Buchhinweis im 
Oktober
 
2013
 

Die Sehnsucht im Herzen der Artischoke

Evelyne Bloch-Dano
Eine Gemüse-Kulturgeschichte
Verlag Nagel & Kimche

Der Mensch isst seit 7000 Jahren Kohl. Er ist das älteste Gemüse; der Blumenkohl, eine der vielen Untersorten, ist das meist gezüchtete Gemüse.
Der Kohl war während des Mittelalters das Grundnahrungsmittel der Landbevölkerung. Auf dem Land wurde täglich Kohlsuppe gegessen, zusammen mit Rüben oder Bohnen. In wohlhabenden Familie wurde ab und zu, etwa an Sonn- und Feiertagen, Speck oder Fleisch mitgekocht.

Die Mehrzahl der Kohlsorten stammt aus den Küstenregionen Europas. Am Ärmelkanal findet man noch die wilde Form mit den gelben kreuzförmigen Blüten. Alle Kohlgewächse  gehören zur Familie der Kreuzblütler, nämlich

  • Blattkohl (Weisskohl oder Kabis und Rotkabis)
  • Blumenkohl
  • Röselikohl
  • Kohlrabi
  • Blumenkohl
  • Broccoli

Ob das nun eine Lobeshymne auf das Kohlgemüse werden soll? Ich will es nicht unterlassen, auf die  vielen Arten der Zubereitung in verschiedenen Ländern und die vielen Berichte  von Gastmählern in der europäischen Literatur hinzuweisen. Das Buch bietet noch andere Schauplätze, auf denen es um Gemüse geht; es nennt sich mit Recht eine „Gemüse-Kulturgeschichte“. Des weiteren enthält es unterhaltsame Abhandlungen über Artischoke, Topinambur, Pastinake, Karotte, Erbse, Tomate, Bohne, Kürbis, Chili und Paprika. Insgesamt eine ausserordentlich vielfältige Gemüse- und Gartenkunde.

Die Geschichten sind amüsant und lehrreich geschrieben. Die Leserschaft entdeckt viel Neues und Unbekanntes. Wer weiss denn schon, dass zum Beispiel die Tomate kurz nach der Einführung der Kartoffel in Europa Fuss zu fassen versuchte? Die Verfolgung ihres Weges ist ein spannendes Kapitel in der Geschichte der Gemüsekulturen.  Das Misstrauen gegen die Tomate war gross. Die spanischen Eroberer brachten sie zwar nach Europa, nicht aber die Gebrauchsanweisung für ihre Verwendung. Von Spanien gelangte sie nach Neapel, breitete sich über den italienischen Stiefel aus (sie wurde da zuerst als Zierpflanze gezogen und sollte die Mücken vertreiben) und eroberte erst nach etwa zwei Jahrhunderten die Provence.
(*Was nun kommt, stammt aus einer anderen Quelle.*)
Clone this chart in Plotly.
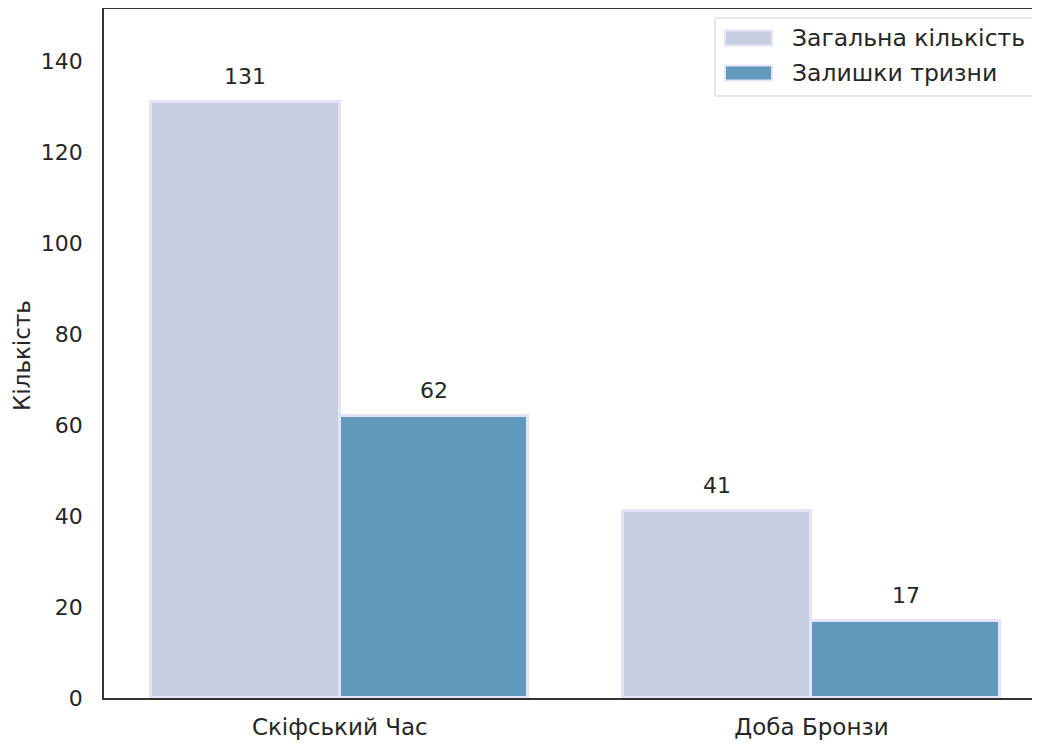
import plotly.graph_objects as go

categories = ["Скіфський Час", "Доба Бронзи"]
total_counts = [131, 41]
trizna_counts = [62, 17]
series_names = ["Загальна кількість", "Залишки тризни"]

FONT = "DejaVu Sans"
TXT = "#262626"
idx = list(range(len(categories)))
bw = 0.4
colors = ["#c6cfe2", "#6199bc"]
EDGE = "#e4e4f8"

OFF = 8  # page body margin offset
W, H = 1040 - OFF, 746 - OFF
L, T = 104 - OFF, 9 - OFF
BOT = 698 - OFF
R, B = 0, H - BOT
PW, PH = W - L - R, H - T - B


def px(xs):
    return (xs - OFF - L) / PW


def py(ys):
    return 1 - (ys - OFF - T) / PH


fig = go.Figure()
fig.add_trace(go.Bar(
    x=[i - bw / 2 for i in idx], y=total_counts, width=bw, name=series_names[0],
    marker=dict(color=colors[0], line=dict(color=EDGE, width=3)),
))
fig.add_trace(go.Bar(
    x=[i + bw / 2 for i in idx], y=trizna_counts, width=bw, name=series_names[1],
    marker=dict(color=colors[1], line=dict(color=EDGE, width=3)),
))

for i in idx:
    for off, v in ((-bw / 2, total_counts[i]), (bw / 2, trizna_counts[i])):
        fig.add_annotation(x=i + off, y=v, text=str(v), showarrow=False,
                           yanchor="bottom", yshift=11,
                           font=dict(family=FONT, size=22, color=TXT))

# custom legend (matplotlib-like wide patches)
fig.add_shape(type="rect", xref="paper", yref="paper",
              x0=px(715), x1=px(1034), y0=py(96), y1=py(18),
              line=dict(color="#d0d0d0", width=1), fillcolor="white", layer="above")
for k, (name, col) in enumerate(zip(series_names, colors)):
    yc = 38 + k * 35
    fig.add_shape(type="rect", xref="paper", yref="paper",
                  x0=px(725), x1=px(772), y0=py(yc + 7.5), y1=py(yc - 7.5),
                  line=dict(color=EDGE, width=2), fillcolor=col, layer="above")
    fig.add_annotation(xref="paper", yref="paper", x=px(790), y=py(yc),
                       xanchor="left", yanchor="middle", showarrow=False,
                       text=name, font=dict(family=FONT, size=23.5, color=TXT))

fig.add_annotation(xref="paper", yref="paper", x=px(22), y=py(356),
                   xanchor="center", yanchor="middle", showarrow=False,
                   textangle=-90, text="Кількість",
                   font=dict(family=FONT, size=23, color=TXT))

fig.update_layout(
    width=W, height=H,
    margin=dict(l=L, r=R, t=T, b=B, autoexpand=False),
    paper_bgcolor="white", plot_bgcolor="white",
    barmode="overlay", bargap=0,
    font=dict(family=FONT, size=22, color=TXT),
    showlegend=False,
    xaxis=dict(
        range=[-0.5, (1040 - 340) / 471.5], tickmode="array", tickvals=idx,
        ticktext=categories, showgrid=False, zeroline=False,
        showline=True, linecolor="#333333", linewidth=1.5, mirror=True,
        ticks="", ticklabelstandoff=8,
        tickfont=dict(family=FONT, size=23, color=TXT),
    ),
    yaxis=dict(
        range=[0, 151.4], tickmode="array", tickvals=[0, 20, 40, 60, 80, 100, 120, 140],
        showgrid=False, zeroline=False, showline=True, linecolor="#333333",
        linewidth=1.5, ticks="", ticklabelstandoff=15,
        tickfont=dict(family=FONT, size=22, color=TXT),
    ),
)

fig.write_html("out.html")
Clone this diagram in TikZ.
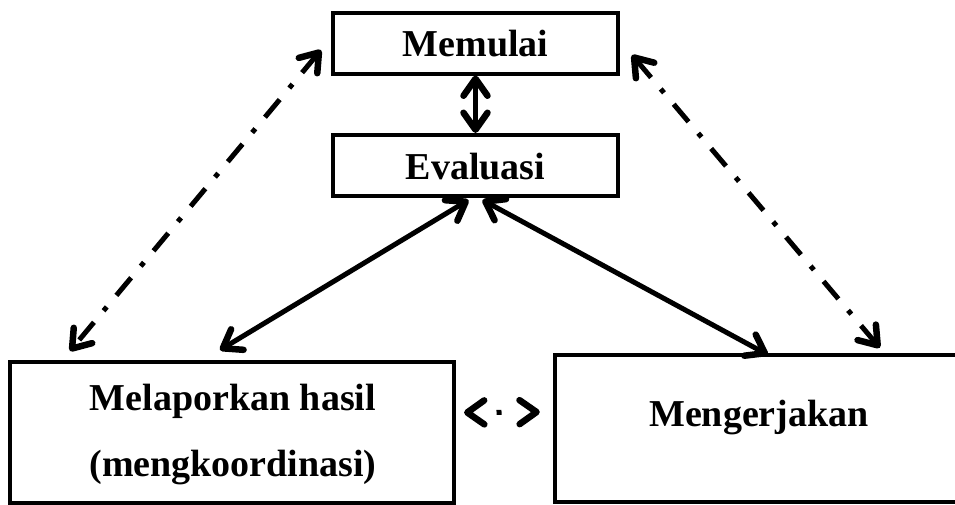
\documentclass[tikz,border=0pt]{standalone}
\usepackage{fontspec}
\setmainfont{Liberation Serif}
\usetikzlibrary{arrows.meta}
\tikzset{mytip/.tip={Straight Barb[length=17pt,width=24pt,line width=6.5pt,round]}}
\begin{document}
\begin{tikzpicture}[x=1pt,y=-1pt,
  boxstyle/.style={draw=black,line width=4pt,rectangle,inner sep=0pt},
  txt/.style={font=\fontsize{38}{66}\selectfont\bfseries,align=center,inner sep=0pt},
  solidarrow/.style={line width=5pt,mytip-mytip},
  dasharrow/.style={line width=5pt,mytip-mytip,dash pattern=on 23pt off 15pt on 5pt off 15pt},
  shortarrow/.style={line width=5pt,mytip-mytip,dash pattern=on 0pt off 26pt on 5pt off 60pt}
]
\useasboundingbox (0,0) rectangle (955,504);
\node[boxstyle,minimum width=285pt,minimum height=61pt] (m) at (475.5,43) {};
\node[txt] (mt) at (475.5,44) {Memulai};
\node[boxstyle,minimum width=285pt,minimum height=61pt] (e) at (475.5,165.5) {};
\node[txt] (et) at (475.5,167) {Evaluasi};
\node[boxstyle,minimum width=444pt,minimum height=141pt] (l) at (232,432.5) {};
\node[txt] (lt) at (233,434) {Melaporkan hasil\\(mengkoordinasi)};
\node[rectangle,inner sep=0pt,minimum width=440pt,minimum height=147pt] (r) at (775,428.5) {};
\draw[line width=4pt] (r.north east) -- (r.north west) -- (r.south west) -- (r.south east);
\node[txt] (rt) at (759,418) {Mengerjakan};

\draw[solidarrow] (m.south) -- (e.north);
\draw[solidarrow] ([shift={(-7,2)}]e.south) -- ([shift={(-12,-10)}]l.north);
\draw[solidarrow] ([shift={(7,2)}]e.south) -- ([shift={(213,0)}]r.north west);
\draw[dasharrow] ([shift={(-10,7)}]m.west) -- ([shift={(62,-9)}]l.north west);
\draw[dasharrow] ([shift={(12,12)}]m.east) -- ([shift={(325,-7)}]r.north west);
\draw[shortarrow] ([shift={(8,-20)}]l.east) -- ([shift={(-15,-16.5)}]r.west);
\end{tikzpicture}
\end{document}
Die Verfasserin erzählt von den Abenteuern rund um das Gemüse und prophezeiht, dass es noch für manche Überraschung gut sein wird. Gemüse-Wirkstoffe, die der Zellalterung entgegenwirken können, sind bereits in Kapselform erhältlich. Die chilenische Schriftstellerin Isabel Allende zählt die Tomate zum Beispiel auch zu den aphrodisischen Pflanzen. Alltägliches entpuppt sich in diesem liebenswerten Buch als altes Kulturerbe.

Evelyne Bloch-Danos liefert im gut 150 Seiten zählenden Buch für jedes Gemüse auch noch ein Rezept, das nicht in gängigen Kochbüchern steht. Insgesamt  hat sie ein Buch geschrieben, das man als höchst spannenden Gemüseroman bezeichnen darf.